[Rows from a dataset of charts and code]
- - - -
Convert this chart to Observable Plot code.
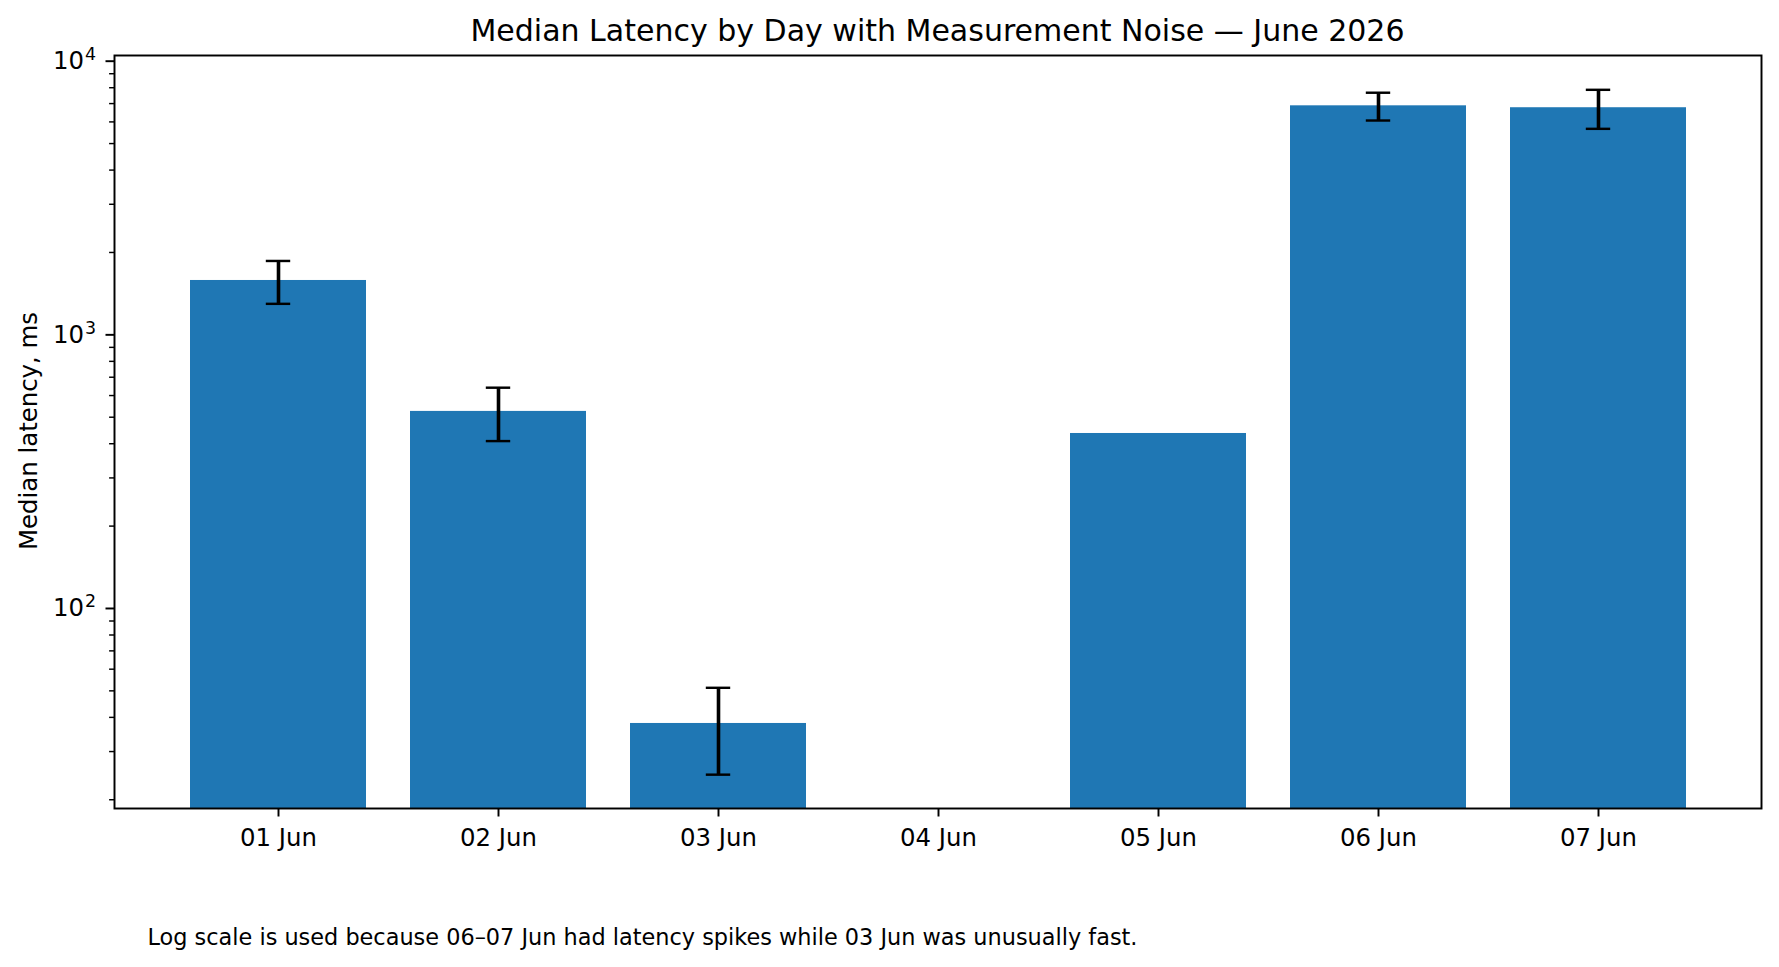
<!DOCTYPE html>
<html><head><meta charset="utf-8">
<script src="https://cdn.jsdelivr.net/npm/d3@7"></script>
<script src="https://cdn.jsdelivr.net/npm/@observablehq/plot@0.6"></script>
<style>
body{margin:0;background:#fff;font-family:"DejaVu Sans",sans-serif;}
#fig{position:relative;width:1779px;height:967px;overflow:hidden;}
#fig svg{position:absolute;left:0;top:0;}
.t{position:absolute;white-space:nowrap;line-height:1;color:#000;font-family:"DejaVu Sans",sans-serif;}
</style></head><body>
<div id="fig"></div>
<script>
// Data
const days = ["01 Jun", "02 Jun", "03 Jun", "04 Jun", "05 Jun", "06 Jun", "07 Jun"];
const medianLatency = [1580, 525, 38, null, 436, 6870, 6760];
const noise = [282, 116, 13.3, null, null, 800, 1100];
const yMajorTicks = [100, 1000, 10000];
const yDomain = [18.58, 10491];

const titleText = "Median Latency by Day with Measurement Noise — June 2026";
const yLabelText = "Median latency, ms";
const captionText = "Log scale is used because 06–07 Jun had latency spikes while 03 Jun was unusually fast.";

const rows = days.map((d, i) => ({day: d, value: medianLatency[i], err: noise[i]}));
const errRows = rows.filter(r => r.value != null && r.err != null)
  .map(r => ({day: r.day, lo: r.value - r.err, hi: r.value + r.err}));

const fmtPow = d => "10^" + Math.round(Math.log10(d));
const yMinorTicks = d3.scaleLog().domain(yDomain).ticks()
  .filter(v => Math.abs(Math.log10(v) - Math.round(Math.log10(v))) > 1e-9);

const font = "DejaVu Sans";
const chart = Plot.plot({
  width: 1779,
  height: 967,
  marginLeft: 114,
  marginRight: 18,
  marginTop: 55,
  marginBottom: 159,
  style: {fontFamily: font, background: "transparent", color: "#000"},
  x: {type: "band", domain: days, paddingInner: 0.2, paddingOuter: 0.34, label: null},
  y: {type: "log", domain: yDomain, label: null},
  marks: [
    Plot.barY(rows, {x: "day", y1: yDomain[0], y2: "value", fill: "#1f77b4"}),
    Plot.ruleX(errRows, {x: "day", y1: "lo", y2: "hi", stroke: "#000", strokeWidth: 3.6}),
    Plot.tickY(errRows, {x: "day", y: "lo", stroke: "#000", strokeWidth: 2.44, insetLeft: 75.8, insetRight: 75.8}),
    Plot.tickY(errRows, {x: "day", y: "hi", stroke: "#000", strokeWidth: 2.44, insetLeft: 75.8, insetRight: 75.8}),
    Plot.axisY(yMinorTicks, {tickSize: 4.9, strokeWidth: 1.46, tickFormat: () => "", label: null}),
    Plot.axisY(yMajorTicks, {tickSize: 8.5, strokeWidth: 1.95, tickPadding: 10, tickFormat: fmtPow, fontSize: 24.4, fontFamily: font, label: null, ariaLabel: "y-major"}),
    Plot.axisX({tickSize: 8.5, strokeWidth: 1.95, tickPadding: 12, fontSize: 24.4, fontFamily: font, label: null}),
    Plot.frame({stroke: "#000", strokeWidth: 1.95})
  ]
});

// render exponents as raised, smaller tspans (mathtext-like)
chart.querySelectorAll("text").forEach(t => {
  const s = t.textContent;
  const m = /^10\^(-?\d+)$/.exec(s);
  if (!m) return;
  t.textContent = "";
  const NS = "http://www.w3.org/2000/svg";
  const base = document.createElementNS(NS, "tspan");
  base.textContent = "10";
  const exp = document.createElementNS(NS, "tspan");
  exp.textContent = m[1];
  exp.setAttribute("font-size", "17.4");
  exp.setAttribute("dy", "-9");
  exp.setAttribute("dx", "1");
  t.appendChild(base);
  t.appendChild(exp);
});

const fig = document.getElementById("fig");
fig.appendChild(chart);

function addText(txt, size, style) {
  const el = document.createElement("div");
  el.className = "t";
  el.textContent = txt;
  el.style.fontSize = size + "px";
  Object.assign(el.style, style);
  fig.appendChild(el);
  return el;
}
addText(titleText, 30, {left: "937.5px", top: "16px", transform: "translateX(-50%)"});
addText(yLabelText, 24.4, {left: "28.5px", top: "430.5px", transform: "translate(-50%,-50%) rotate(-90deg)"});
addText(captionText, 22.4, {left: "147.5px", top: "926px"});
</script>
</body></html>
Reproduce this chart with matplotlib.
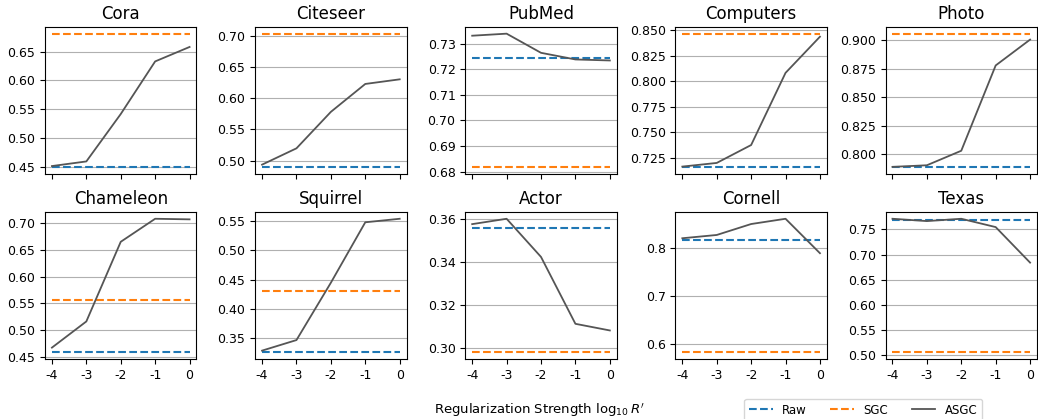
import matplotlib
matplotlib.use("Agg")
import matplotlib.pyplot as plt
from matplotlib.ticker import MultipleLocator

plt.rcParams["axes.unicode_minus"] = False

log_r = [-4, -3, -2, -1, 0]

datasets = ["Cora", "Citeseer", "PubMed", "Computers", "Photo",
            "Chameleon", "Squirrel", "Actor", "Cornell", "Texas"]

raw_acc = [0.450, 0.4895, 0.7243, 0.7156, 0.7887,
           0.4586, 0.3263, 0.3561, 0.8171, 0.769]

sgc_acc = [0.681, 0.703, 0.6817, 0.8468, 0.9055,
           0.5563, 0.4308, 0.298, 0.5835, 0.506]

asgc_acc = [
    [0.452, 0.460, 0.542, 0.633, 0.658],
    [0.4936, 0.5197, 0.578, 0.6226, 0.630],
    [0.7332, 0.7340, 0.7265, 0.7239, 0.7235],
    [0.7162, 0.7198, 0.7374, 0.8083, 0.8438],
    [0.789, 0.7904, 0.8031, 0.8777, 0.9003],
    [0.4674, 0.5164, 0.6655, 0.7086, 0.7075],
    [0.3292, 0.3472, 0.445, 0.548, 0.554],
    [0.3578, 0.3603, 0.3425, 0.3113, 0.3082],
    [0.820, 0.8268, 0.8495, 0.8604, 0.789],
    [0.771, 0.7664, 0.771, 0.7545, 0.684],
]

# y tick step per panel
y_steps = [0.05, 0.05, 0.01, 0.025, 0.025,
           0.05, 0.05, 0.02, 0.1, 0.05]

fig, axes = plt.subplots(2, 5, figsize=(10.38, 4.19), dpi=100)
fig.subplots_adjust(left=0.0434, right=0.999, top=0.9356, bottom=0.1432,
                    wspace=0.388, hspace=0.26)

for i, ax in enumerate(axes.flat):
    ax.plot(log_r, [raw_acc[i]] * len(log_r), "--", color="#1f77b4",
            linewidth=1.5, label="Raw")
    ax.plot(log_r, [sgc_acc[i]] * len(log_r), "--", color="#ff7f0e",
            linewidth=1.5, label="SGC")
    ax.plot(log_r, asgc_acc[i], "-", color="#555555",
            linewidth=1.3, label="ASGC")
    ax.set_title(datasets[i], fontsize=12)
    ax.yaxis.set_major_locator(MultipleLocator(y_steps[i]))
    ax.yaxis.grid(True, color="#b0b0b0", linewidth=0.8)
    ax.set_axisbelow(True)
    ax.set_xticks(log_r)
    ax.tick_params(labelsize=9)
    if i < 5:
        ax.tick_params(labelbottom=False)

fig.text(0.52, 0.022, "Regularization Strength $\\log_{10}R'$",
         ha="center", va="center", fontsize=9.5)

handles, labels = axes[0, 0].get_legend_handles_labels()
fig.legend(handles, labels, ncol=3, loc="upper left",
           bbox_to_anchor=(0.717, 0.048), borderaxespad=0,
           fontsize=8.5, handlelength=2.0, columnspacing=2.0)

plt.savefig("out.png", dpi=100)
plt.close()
- - - -
• _Task goal_: Word for word, retype the lines in the entries above that run from the one with "Reproduce this chart with matplotlib." through the one with "0.5563, 0.4308, 0.298, 0.5835, 0.506]". Both ends count; pictures do not.

• _Answer to the exercise_:
Reproduce this chart with matplotlib.
import matplotlib
matplotlib.use("Agg")
import matplotlib.pyplot as plt
from matplotlib.ticker import MultipleLocator

plt.rcParams["axes.unicode_minus"] = False

log_r = [-4, -3, -2, -1, 0]

datasets = ["Cora", "Citeseer", "PubMed", "Computers", "Photo",
            "Chameleon", "Squirrel", "Actor", "Cornell", "Texas"]

raw_acc = [0.450, 0.4895, 0.7243, 0.7156, 0.7887,
           0.4586, 0.3263, 0.3561, 0.8171, 0.769]

sgc_acc = [0.681, 0.703, 0.6817, 0.8468, 0.9055,
           0.5563, 0.4308, 0.298, 0.5835, 0.506]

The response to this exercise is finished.